MBA class offering a real-world edge
Date published: 7/5/2008
By VICKI LEE PARKER
McCLATCHY-TRIBUNE NEWS SERVICE
RALEIGH, N.C.-- You don't need to have an MBA to know the value of basic business skills. Just ask Greg Shaw, 22, and the 54 other recent graduates of the Carolina Business Institute at University of North Carolina-Chapel Hill.
These new biologists, psychologists and art majors added the business course to their resumes before stepping out into the real world. Many think it will give them a competitive edge in the workplace. Some think such skills are necessary if they want to one day run their own businesses. And others want the confidence of knowing how to manage personal finances.
UNC's Friday Center has offered a 41/2-week business boot camp to non-business students for 16 years. The intense course covers basic business practices including marketing, accounting, finance and operations management.

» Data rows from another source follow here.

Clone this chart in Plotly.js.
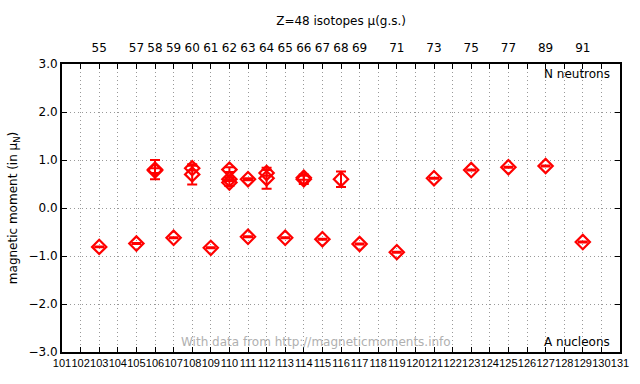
<!DOCTYPE html>
<html>
<head>
<meta charset="utf-8">
<script src="https://cdn.plot.ly/plotly-3.0.1.min.js"></script>
<style>html,body{margin:0;padding:0;background:#fff;}#chart{width:640px;height:384px;}</style>
</head>
<body>
<div id="chart"></div>
<script>
// Mass number A of each measured state
const massA = [103, 105, 106, 106, 107, 108, 108, 109, 110, 110, 110, 111, 111, 112, 112, 113, 114, 114, 115, 116, 117, 119, 121, 123, 125, 127, 129];
// Magnetic moment (in nuclear magnetons)
const mu =    [-0.81, -0.74, 0.80, 0.78, -0.62, 0.70, 0.83, -0.83, 0.80, 0.60, 0.53, 0.60, -0.60, 0.73, 0.62, -0.62, 0.60, 0.63, -0.65, 0.60, -0.75, -0.92, 0.62, 0.79, 0.85, 0.875, -0.71];
// Uncertainty on the moment
const muErr = [0.01, 0.01, 0.20, 0.05, 0.01, 0.21, 0.05, 0.01, 0.05, 0.04, 0.07, 0.02, 0.01, 0.06, 0.22, 0.01, 0.10, 0.04, 0.01, 0.16, 0.01, 0.01, 0.01, 0.01, 0.01, 0.01, 0.01];

// Top axis: neutron number labels
const topTickA = [103, 105, 106, 107, 108, 109, 110, 111, 112, 113, 114, 115, 116, 117, 119, 121, 123, 125, 127, 129];
const topTickText = ['55', '57', '58', '59', '60', '61', '62', '63', '64', '65', '66', '67', '68', '69', '71', '73', '75', '77', '89', '91'];

// Bottom axis ticks
const bottomTicks = [];
for (let a = 101; a <= 131; a++) bottomTicks.push(a);

const FONT = 'DejaVu Sans, sans-serif';
const NARROW = 'Liberation Sans, Arial, sans-serif';
const red = '#ff0000';
const GRIDDASH = '1px,3px';

const trace = {
  x: massA, y: mu, type: 'scatter', mode: 'markers',
  marker: {symbol: 'diamond-open', size: 11, color: red, line: {color: red, width: 2.2}},
  error_y: {type: 'data', array: muErr, visible: true, color: red, thickness: 2, width: 5},
  showlegend: false, hoverinfo: 'x+y'
};
const topTrace = {x: [101, 131], y: [0, 0], xaxis: 'x2', mode: 'markers', marker: {opacity: 0}, showlegend: false, hoverinfo: 'skip'};

const layout = {
  width: 640, height: 384,
  margin: {l: 62, r: 20, t: 64, b: 32},
  paper_bgcolor: '#ffffff', plot_bgcolor: '#ffffff',
  font: {family: FONT, size: 11, color: '#000'},
  title: {text: 'Z=48 isotopes μ(g.s.)', font: {family: FONT, size: 12, color: '#000'}, x: 0.533, xanchor: 'center', y: 0.945, yanchor: 'middle'},
  xaxis: {
    range: [101, 131], tickvals: bottomTicks, ticktext: bottomTicks.map(String),
    showgrid: true, gridcolor: '#999', griddash: GRIDDASH, gridwidth: 1,
    showline: true, linecolor: '#000', linewidth: 2, mirror: 'ticks',
    ticks: 'inside', ticklen: 5, tickcolor: '#000', tickwidth: 1,
    zeroline: false, tickfont: {family: NARROW, size: 11}, tickangle: 0
  },
  xaxis2: {
    range: [101, 131], overlaying: 'x', side: 'top', tickvals: topTickA, ticktext: topTickText,
    showgrid: false, ticks: '', showline: false, zeroline: false,
    tickfont: {family: FONT, size: 12}, tickangle: 0, ticklabelstandoff: 9
  },
  yaxis: {
    range: [-3, 3], dtick: 1, tick0: 0, tickformat: '.1f',
    showgrid: true, gridcolor: '#999', griddash: GRIDDASH, gridwidth: 1,
    showline: true, linecolor: '#000', linewidth: 2, mirror: 'ticks',
    ticks: 'inside', ticklen: 5, tickcolor: '#000', tickwidth: 1,
    zeroline: false, tickfont: {family: FONT, size: 12},
    title: {text: 'magnetic moment (in μ<sub>N</sub>)', font: {family: FONT, size: 12}, standoff: 8}
  },
  annotations: [
    {text: 'N neutrons', xref: 'paper', yref: 'paper', x: 0.985, y: 0.995, xanchor: 'right', yanchor: 'top', showarrow: false, font: {family: FONT, size: 12, color: '#000'}},
    {text: 'A nucleons', xref: 'paper', yref: 'paper', x: 0.985, y: 0.003, xanchor: 'right', yanchor: 'bottom', showarrow: false, font: {family: FONT, size: 12, color: '#000'}},
    {text: 'With data from http://magneticmoments.info', xref: 'paper', yref: 'paper', x: 0.455, y: 0.003, xanchor: 'center', yanchor: 'bottom', showarrow: false, font: {family: FONT, size: 12, color: '#b0b0b0'}}
  ]
};

Plotly.newPlot('chart', [trace, topTrace], layout, {displayModeBar: false, staticPlot: true});
</script>
</body>
</html>
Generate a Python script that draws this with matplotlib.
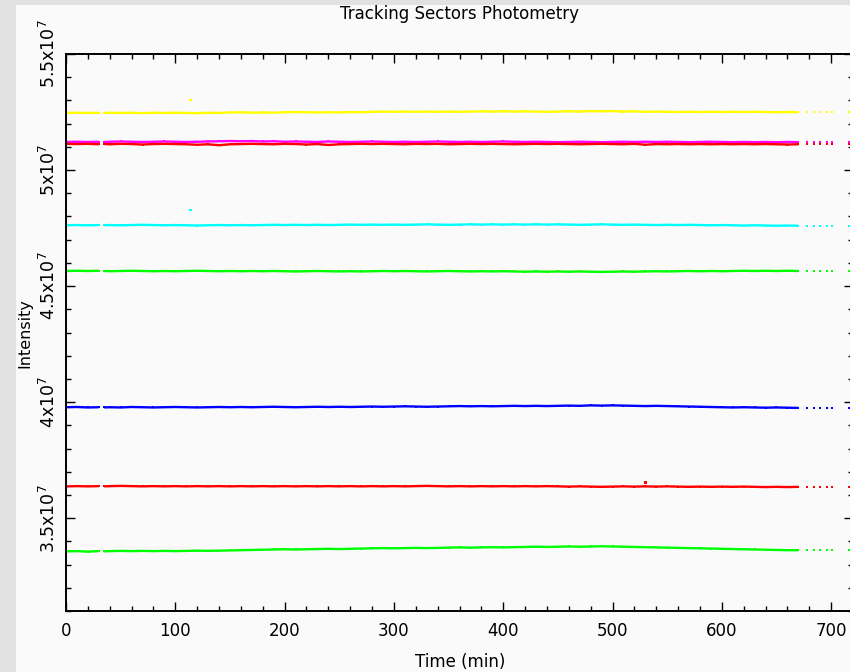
import numpy as np
import matplotlib
matplotlib.use("Agg")
import matplotlib.pyplot as plt
from matplotlib.patches import Rectangle
from matplotlib.ticker import MultipleLocator

# sample times (min): main run, short gap near 32 min, sparse tail at the end
time_min = [0, 10, 20, 30, 35] + list(range(40, 680, 10)) + [678, 684, 690, 696, 701, 716]
break_after = [30, 670, 678, 684, 690, 696, 701]

# sector intensities, in units of 1e7
sector_yellow = [
    5.246, 5.247, 5.246, 5.247, 5.246, 5.247, 5.246, 5.247, 5.245, 5.247, 5.246, 5.247, 5.246, 5.245, 5.247,
    5.246, 5.248, 5.249, 5.247, 5.248, 5.247, 5.249, 5.250, 5.249, 5.248, 5.249, 5.248, 5.250, 5.249, 5.251,
    5.252, 5.251, 5.252, 5.251, 5.252, 5.251, 5.252, 5.251, 5.252, 5.253, 5.252, 5.253, 5.252, 5.253, 5.252,
    5.251, 5.252, 5.253, 5.252, 5.254, 5.253, 5.254, 5.252, 5.253, 5.251, 5.252, 5.251, 5.250, 5.251, 5.250,
    5.251, 5.250, 5.251, 5.250, 5.251, 5.250, 5.249, 5.250, 5.249, 5.250, 5.249, 5.250, 5.251, 5.248, 5.249,
]
sector_magenta = [
    5.121, 5.122, 5.121, 5.122, 5.121, 5.122, 5.123, 5.122, 5.121, 5.122, 5.123, 5.122, 5.121, 5.122, 5.123,
    5.124, 5.125, 5.124, 5.125, 5.123, 5.124, 5.122, 5.123, 5.122, 5.121, 5.123, 5.122, 5.121, 5.122, 5.123,
    5.122, 5.121, 5.122, 5.121, 5.122, 5.123, 5.122, 5.121, 5.122, 5.121, 5.122, 5.123, 5.122, 5.121, 5.122,
    5.121, 5.120, 5.121, 5.122, 5.121, 5.120, 5.121, 5.122, 5.121, 5.122, 5.121, 5.122, 5.121, 5.120, 5.121,
    5.122, 5.121, 5.120, 5.121, 5.120, 5.121, 5.120, 5.121, 5.120, 5.121, 5.120, 5.121, 5.120, 5.121, 5.120,
]
sector_red_a = [
    5.113, 5.112, 5.113, 5.111, 5.112, 5.111, 5.113, 5.112, 5.110, 5.112, 5.113, 5.112, 5.111, 5.109, 5.111,
    5.107, 5.111, 5.112, 5.113, 5.112, 5.111, 5.113, 5.112, 5.110, 5.112, 5.108, 5.111, 5.112, 5.113, 5.112,
    5.113, 5.112, 5.111, 5.113, 5.112, 5.113, 5.111, 5.112, 5.113, 5.112, 5.113, 5.112, 5.111, 5.112, 5.113,
    5.112, 5.113, 5.112, 5.111, 5.112, 5.113, 5.112, 5.111, 5.113, 5.109, 5.112, 5.111, 5.112, 5.111, 5.112,
    5.111, 5.112, 5.111, 5.112, 5.111, 5.112, 5.111, 5.110, 5.111, 5.112, 5.111, 5.112, 5.111, 5.112, 5.111,
]
sector_cyan = [
    4.762, 4.763, 4.762, 4.763, 4.762, 4.763, 4.762, 4.763, 4.764, 4.763, 4.762, 4.763, 4.762, 4.761, 4.762,
    4.763, 4.762, 4.763, 4.762, 4.763, 4.764, 4.763, 4.764, 4.763, 4.764, 4.763, 4.764, 4.765, 4.764, 4.765,
    4.764, 4.765, 4.764, 4.765, 4.766, 4.765, 4.764, 4.765, 4.766, 4.765, 4.766, 4.765, 4.766, 4.765, 4.766,
    4.765, 4.766, 4.765, 4.764, 4.765, 4.766, 4.765, 4.764, 4.765, 4.764, 4.763, 4.764, 4.763, 4.764, 4.763,
    4.762, 4.763, 4.762, 4.761, 4.762, 4.761, 4.760, 4.761, 4.760, 4.760, 4.759, 4.760, 4.759, 4.758, 4.760,
]
sector_green_a = [
    4.565, 4.566, 4.565, 4.566, 4.565, 4.564, 4.565, 4.566, 4.565, 4.564, 4.565, 4.564, 4.565, 4.566, 4.565,
    4.564, 4.565, 4.564, 4.565, 4.564, 4.565, 4.564, 4.563, 4.564, 4.565, 4.564, 4.563, 4.564, 4.563, 4.564,
    4.565, 4.564, 4.565, 4.564, 4.563, 4.564, 4.565, 4.564, 4.563, 4.564, 4.563, 4.564, 4.563, 4.562, 4.563,
    4.562, 4.563, 4.562, 4.563, 4.562, 4.561, 4.562, 4.563, 4.562, 4.563, 4.564, 4.563, 4.564, 4.565, 4.564,
    4.565, 4.564, 4.565, 4.566, 4.565, 4.566, 4.565, 4.566, 4.565, 4.566, 4.565, 4.566, 4.565, 4.566, 4.565,
]
sector_blue = [
    3.978, 3.979, 3.977, 3.978, 3.977, 3.978, 3.977, 3.979, 3.978, 3.977, 3.978, 3.979, 3.978, 3.977, 3.978,
    3.979, 3.978, 3.979, 3.978, 3.979, 3.980, 3.979, 3.978, 3.979, 3.980, 3.979, 3.980, 3.979, 3.980, 3.981,
    3.980, 3.981, 3.982, 3.981, 3.980, 3.981, 3.982, 3.983, 3.982, 3.983, 3.982, 3.983, 3.984, 3.983, 3.984,
    3.983, 3.984, 3.985, 3.984, 3.986, 3.985, 3.986, 3.985, 3.984, 3.983, 3.984, 3.983, 3.982, 3.981, 3.980,
    3.979, 3.978, 3.977, 3.978, 3.977, 3.976, 3.977, 3.976, 3.975, 3.976, 3.975, 3.974, 3.975, 3.974, 3.976,
]
sector_red_b = [
    3.637, 3.638, 3.637, 3.638, 3.637, 3.638, 3.639, 3.638, 3.637, 3.638, 3.637, 3.638, 3.637, 3.638, 3.637,
    3.638, 3.637, 3.638, 3.637, 3.638, 3.637, 3.638, 3.637, 3.638, 3.637, 3.638, 3.637, 3.638, 3.637, 3.638,
    3.637, 3.638, 3.637, 3.638, 3.639, 3.638, 3.637, 3.638, 3.637, 3.638, 3.637, 3.638, 3.637, 3.638, 3.637,
    3.638, 3.637, 3.636, 3.637, 3.636, 3.635, 3.636, 3.637, 3.636, 3.637, 3.636, 3.637, 3.636, 3.635, 3.636,
    3.635, 3.636, 3.635, 3.636, 3.635, 3.634, 3.635, 3.634, 3.635, 3.634, 3.635, 3.634, 3.635, 3.634, 3.635,
]
sector_green_b = [
    3.357, 3.358, 3.356, 3.358, 3.357, 3.358, 3.359, 3.358, 3.359, 3.358, 3.359, 3.358, 3.359, 3.360, 3.359,
    3.360, 3.361, 3.362, 3.363, 3.364, 3.365, 3.366, 3.365, 3.366, 3.367, 3.368, 3.367, 3.368, 3.369, 3.370,
    3.371, 3.370, 3.371, 3.372, 3.371, 3.372, 3.373, 3.374, 3.373, 3.374, 3.375, 3.374, 3.375, 3.376, 3.377,
    3.376, 3.377, 3.378, 3.377, 3.378, 3.379, 3.378, 3.377, 3.376, 3.375, 3.374, 3.373, 3.372, 3.371, 3.370,
    3.369, 3.368, 3.367, 3.366, 3.365, 3.364, 3.363, 3.362, 3.362, 3.361, 3.362, 3.361, 3.362, 3.361, 3.363,
]

# isolated outlier samples
spike_time = [114, 114, 530]
spike_value = [5.302, 4.828, 3.655]
spike_color = ['#ffff00', '#00ffff', '#ff0000']

series = [
    (sector_yellow, '#ffff00'),
    (sector_magenta, '#ff00ff'),
    (sector_red_a, '#ff0000'),
    (sector_cyan, '#00ffff'),
    (sector_green_a, '#00ff00'),
    (sector_blue, '#0000ff'),
    (sector_red_b, '#ff0000'),
    (sector_green_b, '#00ff00'),
]

ytick_values = [3.5e7, 4.0e7, 4.5e7, 5.0e7, 5.5e7]
ytick_labels = [r'3.5x10$^7$', r'4x10$^7$', r'4.5x10$^7$', r'5x10$^7$', r'5.5x10$^7$']


def with_breaks(t, v):
    xs, ys = [], []
    for ti, vi in zip(t, v):
        xs.append(ti)
        ys.append(vi * 1e7)
        if ti in break_after:
            xs.append(np.nan)
            ys.append(np.nan)
    return np.array(xs, dtype=float), np.array(ys, dtype=float)


bg = '#fafafa'
fig = plt.figure(figsize=(8.5, 6.72), dpi=100, facecolor=bg)

# window frame strips
fig.patches.append(Rectangle((0, 0), 16 / 850, 1, transform=fig.transFigure,
                             facecolor='#e1e1e1', edgecolor='none', zorder=-5))
fig.patches.append(Rectangle((0, 1 - 5 / 672), 1, 5 / 672, transform=fig.transFigure,
                             facecolor='#e1e1e1', edgecolor='none', zorder=-5))

ax = fig.add_axes([66 / 850, 61 / 672, 787 / 850, 557 / 672])
ax.set_facecolor(bg)

for vals, col in series:
    x, y = with_breaks(time_min, vals)
    ax.plot(x, y, color=col, lw=1.7, marker='s', ms=1.6, mew=0, solid_capstyle='butt')

ax.scatter(spike_time, np.array(spike_value) * 1e7, c=spike_color, s=4, marker='s', linewidths=0)

ax.set_xlim(0, 720)
ax.set_ylim(3.1e7, 5.5e7)
ax.xaxis.set_major_locator(MultipleLocator(100))
ax.xaxis.set_minor_locator(MultipleLocator(20))
ax.set_yticks(ytick_values)
ax.set_yticklabels(ytick_labels, rotation=90, va='center', fontsize=12.5)
ax.yaxis.set_minor_locator(MultipleLocator(1e6))
ax.tick_params(axis='x', labelsize=12, pad=8)
ax.tick_params(axis='y', pad=5)
ax.tick_params(which='both', direction='in', top=True, right=True, width=1.0, color='black')
ax.tick_params(which='major', length=6.5)
ax.tick_params(which='minor', length=3.3)
for sp in ax.spines.values():
    sp.set_linewidth(1.4)

fig.text(459.5 / 850, 1 - 14 / 672, 'Tracking Sectors Photometry', ha='center', va='center', fontsize=12)
fig.text(460 / 850, 1 - 662 / 672, 'Time (min)', ha='center', va='center', fontsize=12)
fig.text(25 / 850, 1 - 333 / 672, 'Intensity', ha='center', va='center', rotation=90, fontsize=11.5)

fig.savefig('out.png', dpi=100, facecolor=bg)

Its latest class graduated in June.
Among them was Shaw, who received a bachelor's degree in biology at UNC--Chapel Hill.
Shaw said that, in addition to helping with his personal budget, the class gave him the skills to one day manage his own medical practice. "Running a clinic is a business," he said. "You have to know what to pay people and how to buy equipment and machines."
Other schools across the nation offer similar programs, including the Tuck Business Bridge program at Dartmouth College and the Summer Institute for General Management at Stanford University.
At North Carolina State University, nonbusiness students are offered four business minors, in accounting, business administration, economics and entrepreneurship, said Steve Barr, a professor who heads the department of management, innovation and entrepreneurship.
Demand for the $2,500 UNC program continues to grow, said Annette Madden, associate director for conferences and institutes, so much so that the school has considered offering it twice a year. "The word has spread, and we have gotten a lot of participation from students at other schools," Madden said. "We always have more participants apply than we can accept."